* Short problem: Go through the data below and copy it exactly, skipping every picture.

— start —

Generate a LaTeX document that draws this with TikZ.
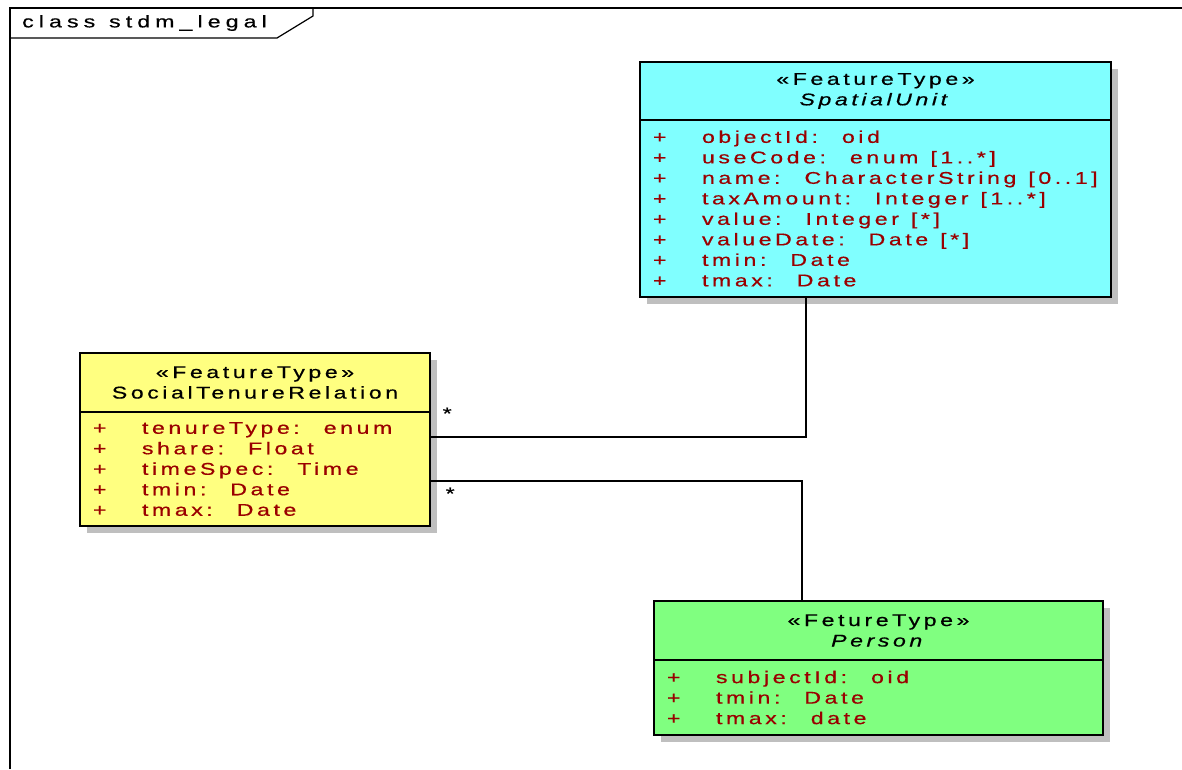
\documentclass[tikz,border=0pt]{standalone}
\usepackage{fontspec}
\usetikzlibrary{positioning,shadows}
\newfontfamily\umlfont{Liberation Sans}[FakeStretch=1.36, LetterSpace=21, FakeBold=0.6, WordSpace=1.2]
\definecolor{suCyan}{HTML}{80FFFF}
\definecolor{strYellow}{HTML}{FFFF80}
\definecolor{psGreen}{HTML}{80FF80}
\definecolor{attrRed}{HTML}{9A0000}
\newcommand{\attrow}[1]{\makebox[49pt][l]{+}{\spaceskip=0pt\relax #1}}

\begin{document}
\begin{tikzpicture}[x=1pt, y=-1pt, node distance=0pt,
 font=\umlfont\fontsize{17}{20.5}\selectfont,
 umlbox/.style={draw, line width=1.6pt, inner ysep=0pt, outer sep=0pt,
   general shadow={fill=black!25, shadow xshift=7pt, shadow yshift=-7pt}},
 head/.style={umlbox, align=center, inner xsep=20pt},
 attrs/.style={umlbox, align=left, inner xsep=13pt, text=attrRed, anchor=north},
 assoc/.style={draw, line width=1.4pt}]
\useasboundingbox (0,0) rectangle (1182,769);
% frame
\draw[line width=1.4pt] (10,769) -- (10,8) -- (1182,8);
\draw[line width=1.2pt] (10,38) -- (277,38) -- (313,16) -- (313,8);
\node[anchor=west, inner sep=0pt] (title) at (22,23) {\addfontfeature{LetterSpace=30}class stdm\_legal};

% classes
\node[head, fill=suCyan, anchor=north west, text width=431pt, minimum height=58pt] (suHead) at (640,62)
 {«FeatureType»\\ \textit{SpatialUnit}};
\node[attrs, fill=suCyan, below=of suHead.south, text width=445pt, minimum height=177pt] (suAttr)
 {\attrow{objectId:\ \ oid}\\ \attrow{useCode:\ \ enum [1..*]}\\ \attrow{name:\ \ CharacterString [0..1]}\\
  \attrow{taxAmount:\ \ Integer [1..*]}\\ \attrow{value:\ \ Integer [*]}\\ \attrow{valueDate:\ \ Date [*]}\\
  \attrow{tmin:\ \ Date}\\ \attrow{tmax:\ \ Date}};

\node[head, fill=strYellow, anchor=north west, text width=310pt, minimum height=59pt] (strHead) at (80,353)
 {«FeatureType»\\ SocialTenureRelation};
\node[attrs, fill=strYellow, below=of strHead.south, text width=324pt, minimum height=114pt] (strAttr)
 {\attrow{tenureType:\ \ enum}\\ \attrow{share:\ \ Float}\\ \attrow{timeSpec:\ \ Time}\\
  \attrow{tmin:\ \ Date}\\ \attrow{tmax:\ \ Date}};

\node[head, fill=psGreen, anchor=north west, text width=409pt, minimum height=59pt] (psHead) at (654,601)
 {«FetureType»\\ \textit{Person}};
\node[attrs, fill=psGreen, below=of psHead.south, text width=423pt, minimum height=75pt] (psAttr)
 {\attrow{subjectId:\ \ oid}\\ \attrow{tmin:\ \ Date}\\ \attrow{tmax:\ \ date}};

% associations
\draw[assoc] ([yshift=-25pt]strAttr.north east) -| ([xshift=166pt]suAttr.south west)
 node[pos=0, anchor=south west, xshift=12pt, yshift=17pt, inner sep=0pt] (m1) {*};
\draw[assoc] ([yshift=-69pt]strAttr.north east) -| ([xshift=148pt]psHead.north west)
 node[pos=0, anchor=north west, xshift=15pt, yshift=-6pt, inner sep=0pt] (m2) {*};
\end{tikzpicture}
\end{document}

— end —

* Problem solution:
Generate a LaTeX document that draws this with TikZ.
\documentclass[tikz,border=0pt]{standalone}
\usepackage{fontspec}
\usetikzlibrary{positioning,shadows}
\newfontfamily\umlfont{Liberation Sans}[FakeStretch=1.36, LetterSpace=21, FakeBold=0.6, WordSpace=1.2]
\definecolor{suCyan}{HTML}{80FFFF}
\definecolor{strYellow}{HTML}{FFFF80}
\definecolor{psGreen}{HTML}{80FF80}
\definecolor{attrRed}{HTML}{9A0000}
\newcommand{\attrow}[1]{\makebox[49pt][l]{+}{\spaceskip=0pt\relax #1}}

\begin{document}
\begin{tikzpicture}[x=1pt, y=-1pt, node distance=0pt,
 font=\umlfont\fontsize{17}{20.5}\selectfont,
 umlbox/.style={draw, line width=1.6pt, inner ysep=0pt, outer sep=0pt,
   general shadow={fill=black!25, shadow xshift=7pt, shadow yshift=-7pt}},
 head/.style={umlbox, align=center, inner xsep=20pt},
 attrs/.style={umlbox, align=left, inner xsep=13pt, text=attrRed, anchor=north},
 assoc/.style={draw, line width=1.4pt}]
\useasboundingbox (0,0) rectangle (1182,769);
% frame
\draw[line width=1.4pt] (10,769) -- (10,8) -- (1182,8);
\draw[line width=1.2pt] (10,38) -- (277,38) -- (313,16) -- (313,8);
\node[anchor=west, inner sep=0pt] (title) at (22,23) {\addfontfeature{LetterSpace=30}class stdm\_legal};

% classes
\node[head, fill=suCyan, anchor=north west, text width=431pt, minimum height=58pt] (suHead) at (640,62)
 {«FeatureType»\\ \textit{SpatialUnit}};
\node[attrs, fill=suCyan, below=of suHead.south, text width=445pt, minimum height=177pt] (suAttr)
 {\attrow{objectId:\ \ oid}\\ \attrow{useCode:\ \ enum [1..*]}\\ \attrow{name:\ \ CharacterString [0..1]}\\
  \attrow{taxAmount:\ \ Integer [1..*]}\\ \attrow{value:\ \ Integer [*]}\\ \attrow{valueDate:\ \ Date [*]}\\
  \attrow{tmin:\ \ Date}\\ \attrow{tmax:\ \ Date}};

\node[head, fill=strYellow, anchor=north west, text width=310pt, minimum height=59pt] (strHead) at (80,353)
 {«FeatureType»\\ SocialTenureRelation};
\node[attrs, fill=strYellow, below=of strHead.south, text width=324pt, minimum height=114pt] (strAttr)
 {\attrow{tenureType:\ \ enum}\\ \attrow{share:\ \ Float}\\ \attrow{timeSpec:\ \ Time}\\
  \attrow{tmin:\ \ Date}\\ \attrow{tmax:\ \ Date}};

\node[head, fill=psGreen, anchor=north west, text width=409pt, minimum height=59pt] (psHead) at (654,601)
 {«FetureType»\\ \textit{Person}};
\node[attrs, fill=psGreen, below=of psHead.south, text width=423pt, minimum height=75pt] (psAttr)
 {\attrow{subjectId:\ \ oid}\\ \attrow{tmin:\ \ Date}\\ \attrow{tmax:\ \ date}};

% associations
\draw[assoc] ([yshift=-25pt]strAttr.north east) -| ([xshift=166pt]suAttr.south west)
 node[pos=0, anchor=south west, xshift=12pt, yshift=17pt, inner sep=0pt] (m1) {*};
\draw[assoc] ([yshift=-69pt]strAttr.north east) -| ([xshift=148pt]psHead.north west)
 node[pos=0, anchor=north west, xshift=15pt, yshift=-6pt, inner sep=0pt] (m2) {*};
\end{tikzpicture}
\end{document}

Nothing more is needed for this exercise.